- 6.02.2016 00:00
Bilirkişi raporu hazırlamışlar, Tahir Elçi'nin nasıl vurulduğu bilinemez demişler.
Oysa biz biliyoruz nasıl öldürüldüğünü.
***
Bu ülkede hep güvercinlerin öldürüldüğünü, öldürülmeden önce de hep güvercin tedirginliğiyle yaşatıldıklarını biliyoruz.
Krikor Zohrab'ların, Hrant Dink'lerin, Tahir Elçi'lerin halklar arasında köprüler kurduklarını, bu köprülerin yıkılmak istendiği zamanlarda, ilk olarak o köprüleri kuranların kurban edildiklerini çok iyi biliyoruz.
İnsanlar konuşmasın, halklar barışmasın diye militanlıktan, sekterlikten, keskinlikten en uzak olanların, sözü herkesin yüreğine değecek güçte olanların hedef alındıklarını çok iyi biliyoruz.
***
Tahir Elçi nasıl öldürüldü bilinemez diyorlar.
Onun nasıl öldürüldüğünü bu ülkede yaşayan herkes, bilinemez diyen sizler de çok iyi biliyorsunuz.
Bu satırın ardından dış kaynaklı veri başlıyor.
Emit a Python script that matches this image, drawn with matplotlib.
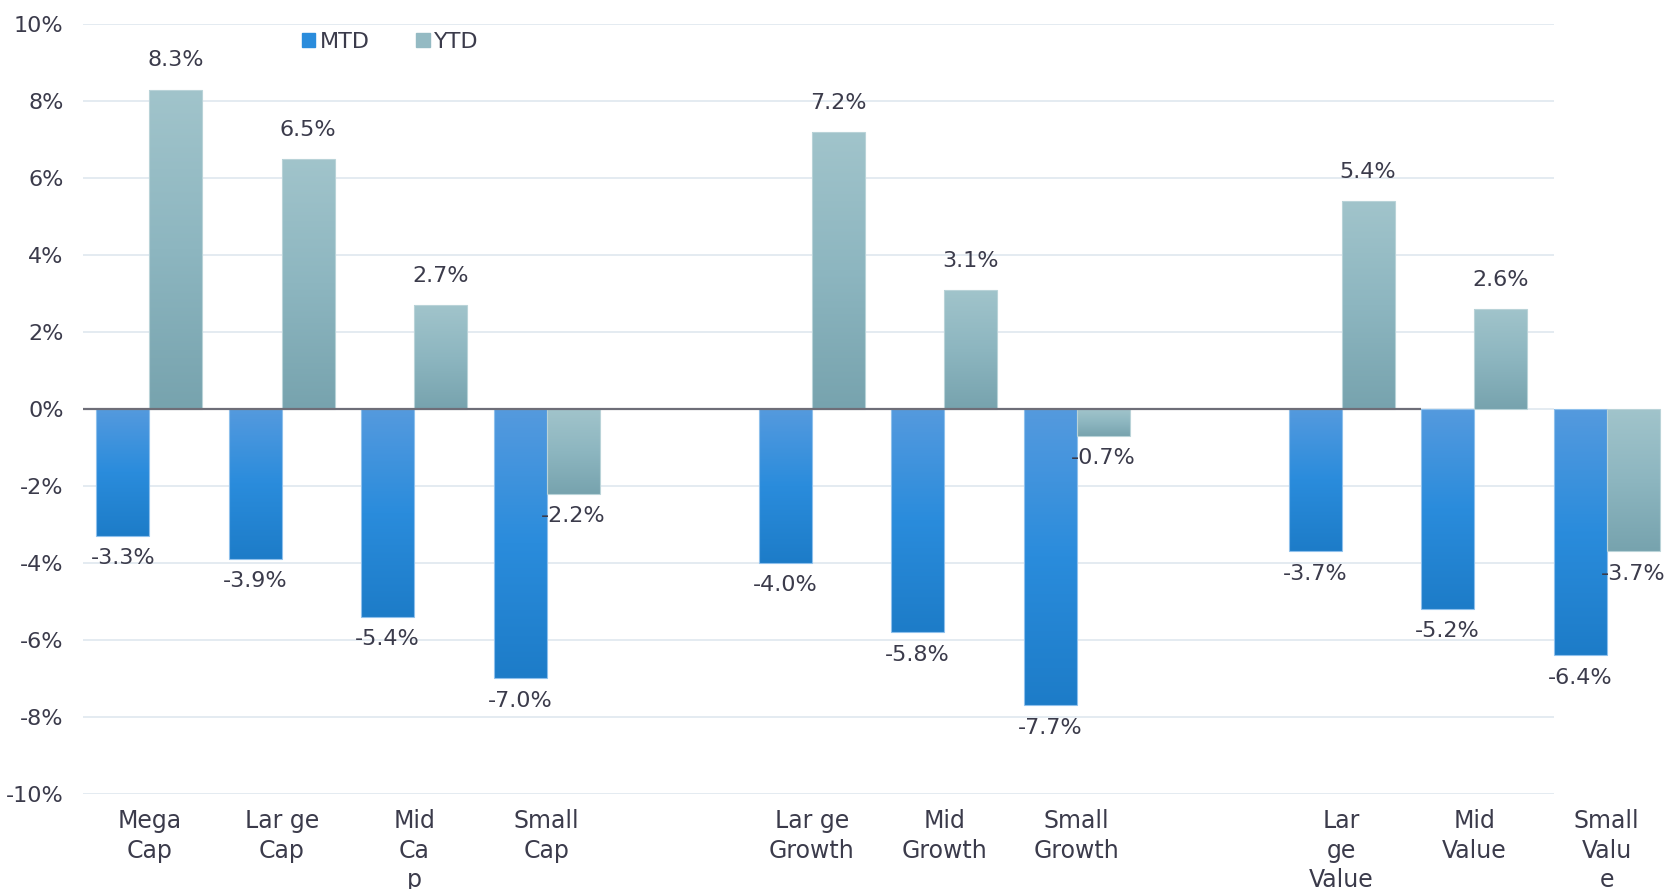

Onun bir tek cümlesinin nasıl ayıklanıp hedef haline getirildiğini hepiniz biliyorsunuz.
***
Mertçe ifade hürriyetine sahip çıkamayan, “Herkes bize çok ters gelse de dilediği görüşü savunabilir” diyecek cesareti olamayanların televizyon programlarına çıkmak gibi büyük bir günah işlemişti Tahir Elçi.
CNN Türk'teki o programdan sonra, bütün bağlamından koparılmış bir cümlesi göğsüne yafta yapılıp linççilerin önüne atıldı.
***
Bir baro başkanı olmasına rağmen, açık yüreklilikle ifade hürriyetini savunabilen barolar yoktu arkasında; bu barolar “yakalanıp” götürülmesine karşıydılar en fazla; ifade hürriyeti “toplumu şok eden”, “toplumun belli kısımlarını öfkelendiren” görüşler için de vardır, aksi takdirde ifade hürriyeti yoktur diyemediler.
***
Bu ülkenin en acil meselesi Tahir Elçi'yi yargılamak olduğu için ışık hızıyla bir iddianame hazırladılar hakkında.
Diyarbakır'ın ortasında, barosunda oturup tebligat bekleyen Tahir'i, “Nerede olduğu bilinmiyor, bulunamıyor” deyip derdest edip yaka paça İstanbul'a götürdüler.
***
Birileri iktidarlarını perçinleyecek diye, “anneler ağlamasın”dan, “sonuna kadar savaş” moduna geçilmişti, 'kim daha milliyetçi' yarışı başlamıştı, zaman kışkırtma zamanıydı, zaman bütün köprüleri yıkma zamanıydı, yeni kurbanlar lazımdı...
***
Kimsesizlerin kimsesini, faili meçhullerin avukatını, barışın elçisini kurban seçtiler...
Nefreti köpürttükçe köpürttüler.
Sonra o Dört Ayaklı Minare'nin altında silahlar patladı.
Hiç kimseyi vuramayan kurşunlar barış güvercini Tahir Elçi'yi vurdu.
***
Nasıl vurulduğu bilinemezmiş.
Hadi ordan be!
Kışkırtıcılarıyla, hazırlıkçılarıyla, yardım yatakçısıyla, tetikçisiyle, dört dörtlük bir cinayet duruyor ortada...
***
Biz o kurşun sesini nerde olsa tanırız; faili meşhurların, nasıl faili meçhul yapıldığını da çok iyi biliriz.